Task prompt:
Your copy of the material below should match it exactly, except that it holds no pictures.

Supplied information:

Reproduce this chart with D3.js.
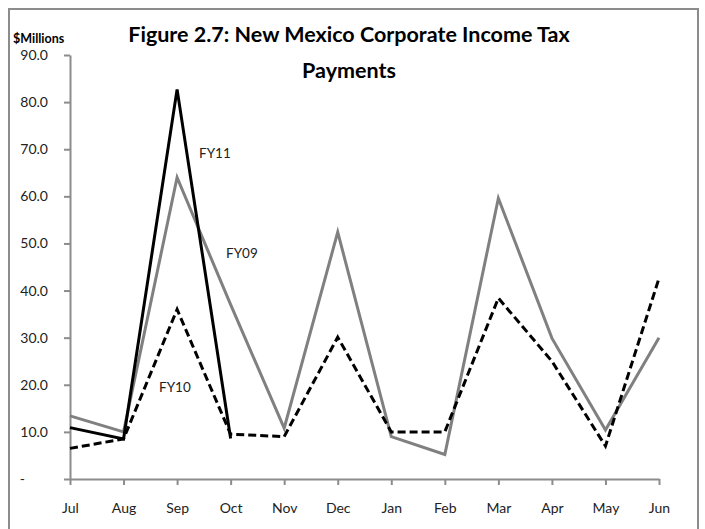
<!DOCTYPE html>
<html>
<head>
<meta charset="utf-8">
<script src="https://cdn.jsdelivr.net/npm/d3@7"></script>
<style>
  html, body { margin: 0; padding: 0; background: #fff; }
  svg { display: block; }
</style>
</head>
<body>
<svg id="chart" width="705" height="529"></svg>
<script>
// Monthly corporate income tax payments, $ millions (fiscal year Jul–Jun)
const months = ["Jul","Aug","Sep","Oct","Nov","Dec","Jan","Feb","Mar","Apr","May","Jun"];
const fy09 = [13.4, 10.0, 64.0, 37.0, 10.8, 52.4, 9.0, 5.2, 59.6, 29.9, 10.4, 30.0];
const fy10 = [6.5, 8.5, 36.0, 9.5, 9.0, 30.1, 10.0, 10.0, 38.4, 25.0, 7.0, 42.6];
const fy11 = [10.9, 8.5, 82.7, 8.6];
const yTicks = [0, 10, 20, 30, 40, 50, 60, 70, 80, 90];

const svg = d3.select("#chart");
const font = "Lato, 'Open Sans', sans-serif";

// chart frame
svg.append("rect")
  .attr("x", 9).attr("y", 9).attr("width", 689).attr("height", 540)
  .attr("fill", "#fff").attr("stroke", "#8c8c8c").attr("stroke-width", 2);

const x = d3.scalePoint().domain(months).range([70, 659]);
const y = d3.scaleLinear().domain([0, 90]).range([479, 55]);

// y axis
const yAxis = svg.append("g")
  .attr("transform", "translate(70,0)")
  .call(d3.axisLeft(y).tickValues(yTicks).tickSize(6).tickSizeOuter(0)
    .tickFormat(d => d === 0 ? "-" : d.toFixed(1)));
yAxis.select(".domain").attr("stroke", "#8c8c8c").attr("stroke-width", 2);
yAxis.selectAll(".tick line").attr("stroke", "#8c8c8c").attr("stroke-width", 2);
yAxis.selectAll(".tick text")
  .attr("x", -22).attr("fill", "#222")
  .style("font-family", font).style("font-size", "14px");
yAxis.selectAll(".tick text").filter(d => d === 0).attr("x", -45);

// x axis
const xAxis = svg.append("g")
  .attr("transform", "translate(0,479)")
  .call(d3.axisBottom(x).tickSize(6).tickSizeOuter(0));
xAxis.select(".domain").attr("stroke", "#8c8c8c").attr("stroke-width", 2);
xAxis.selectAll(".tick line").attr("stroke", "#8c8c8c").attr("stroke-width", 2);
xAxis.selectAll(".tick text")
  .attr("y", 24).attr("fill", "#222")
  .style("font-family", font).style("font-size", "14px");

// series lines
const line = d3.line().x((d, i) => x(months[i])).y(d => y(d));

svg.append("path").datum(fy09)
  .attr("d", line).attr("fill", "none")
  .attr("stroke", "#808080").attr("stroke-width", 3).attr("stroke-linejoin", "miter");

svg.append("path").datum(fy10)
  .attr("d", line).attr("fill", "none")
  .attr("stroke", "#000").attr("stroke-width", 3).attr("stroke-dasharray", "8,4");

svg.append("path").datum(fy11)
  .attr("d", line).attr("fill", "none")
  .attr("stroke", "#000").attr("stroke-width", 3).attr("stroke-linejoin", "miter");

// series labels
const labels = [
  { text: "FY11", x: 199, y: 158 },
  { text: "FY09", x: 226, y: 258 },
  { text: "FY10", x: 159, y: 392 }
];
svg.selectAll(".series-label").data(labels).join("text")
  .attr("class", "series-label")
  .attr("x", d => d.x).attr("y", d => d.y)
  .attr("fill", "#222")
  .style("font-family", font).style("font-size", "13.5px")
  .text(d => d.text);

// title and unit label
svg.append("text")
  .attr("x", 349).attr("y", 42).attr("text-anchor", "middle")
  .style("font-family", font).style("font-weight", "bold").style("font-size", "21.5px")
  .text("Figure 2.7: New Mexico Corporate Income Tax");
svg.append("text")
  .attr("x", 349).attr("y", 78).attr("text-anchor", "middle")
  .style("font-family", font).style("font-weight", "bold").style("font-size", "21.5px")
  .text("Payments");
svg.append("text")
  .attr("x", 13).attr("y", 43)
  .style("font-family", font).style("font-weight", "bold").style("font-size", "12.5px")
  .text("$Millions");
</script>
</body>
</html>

Solution below:
Reproduce this chart with D3.js.
<!DOCTYPE html>
<html>
<head>
<meta charset="utf-8">
<script src="https://cdn.jsdelivr.net/npm/d3@7"></script>
<style>
  html, body { margin: 0; padding: 0; background: #fff; }
  svg { display: block; }
</style>
</head>
<body>
<svg id="chart" width="705" height="529"></svg>
<script>
// Monthly corporate income tax payments, $ millions (fiscal year Jul–Jun)
const months = ["Jul","Aug","Sep","Oct","Nov","Dec","Jan","Feb","Mar","Apr","May","Jun"];
const fy09 = [13.4, 10.0, 64.0, 37.0, 10.8, 52.4, 9.0, 5.2, 59.6, 29.9, 10.4, 30.0];
const fy10 = [6.5, 8.5, 36.0, 9.5, 9.0, 30.1, 10.0, 10.0, 38.4, 25.0, 7.0, 42.6];
const fy11 = [10.9, 8.5, 82.7, 8.6];
const yTicks = [0, 10, 20, 30, 40, 50, 60, 70, 80, 90];

const svg = d3.select("#chart");
const font = "Lato, 'Open Sans', sans-serif";

// chart frame
svg.append("rect")
  .attr("x", 9).attr("y", 9).attr("width", 689).attr("height", 540)
  .attr("fill", "#fff").attr("stroke", "#8c8c8c").attr("stroke-width", 2);

const x = d3.scalePoint().domain(months).range([70, 659]);
const y = d3.scaleLinear().domain([0, 90]).range([479, 55]);

// y axis
const yAxis = svg.append("g")
  .attr("transform", "translate(70,0)")
  .call(d3.axisLeft(y).tickValues(yTicks).tickSize(6).tickSizeOuter(0)
    .tickFormat(d => d === 0 ? "-" : d.toFixed(1)));
yAxis.select(".domain").attr("stroke", "#8c8c8c").attr("stroke-width", 2);
yAxis.selectAll(".tick line").attr("stroke", "#8c8c8c").attr("stroke-width", 2);
yAxis.selectAll(".tick text")
  .attr("x", -22).attr("fill", "#222")
  .style("font-family", font).style("font-size", "14px");
yAxis.selectAll(".tick text").filter(d => d === 0).attr("x", -45);

// x axis
const xAxis = svg.append("g")
  .attr("transform", "translate(0,479)")
  .call(d3.axisBottom(x).tickSize(6).tickSizeOuter(0));
xAxis.select(".domain").attr("stroke", "#8c8c8c").attr("stroke-width", 2);
xAxis.selectAll(".tick line").attr("stroke", "#8c8c8c").attr("stroke-width", 2);
xAxis.selectAll(".tick text")
  .attr("y", 24).attr("fill", "#222")
  .style("font-family", font).style("font-size", "14px");

// series lines
const line = d3.line().x((d, i) => x(months[i])).y(d => y(d));

svg.append("path").datum(fy09)
  .attr("d", line).attr("fill", "none")
  .attr("stroke", "#808080").attr("stroke-width", 3).attr("stroke-linejoin", "miter");

svg.append("path").datum(fy10)
  .attr("d", line).attr("fill", "none")
  .attr("stroke", "#000").attr("stroke-width", 3).attr("stroke-dasharray", "8,4");

svg.append("path").datum(fy11)
  .attr("d", line).attr("fill", "none")
  .attr("stroke", "#000").attr("stroke-width", 3).attr("stroke-linejoin", "miter");

// series labels
const labels = [
  { text: "FY11", x: 199, y: 158 },
  { text: "FY09", x: 226, y: 258 },
  { text: "FY10", x: 159, y: 392 }
];
svg.selectAll(".series-label").data(labels).join("text")
  .attr("class", "series-label")
  .attr("x", d => d.x).attr("y", d => d.y)
  .attr("fill", "#222")
  .style("font-family", font).style("font-size", "13.5px")
  .text(d => d.text);

// title and unit label
svg.append("text")
  .attr("x", 349).attr("y", 42).attr("text-anchor", "middle")
  .style("font-family", font).style("font-weight", "bold").style("font-size", "21.5px")
  .text("Figure 2.7: New Mexico Corporate Income Tax");
svg.append("text")
  .attr("x", 349).attr("y", 78).attr("text-anchor", "middle")
  .style("font-family", font).style("font-weight", "bold").style("font-size", "21.5px")
  .text("Payments");
svg.append("text")
  .attr("x", 13).attr("y", 43)
  .style("font-family", font).style("font-weight", "bold").style("font-size", "12.5px")
  .text("$Millions");
</script>
</body>
</html>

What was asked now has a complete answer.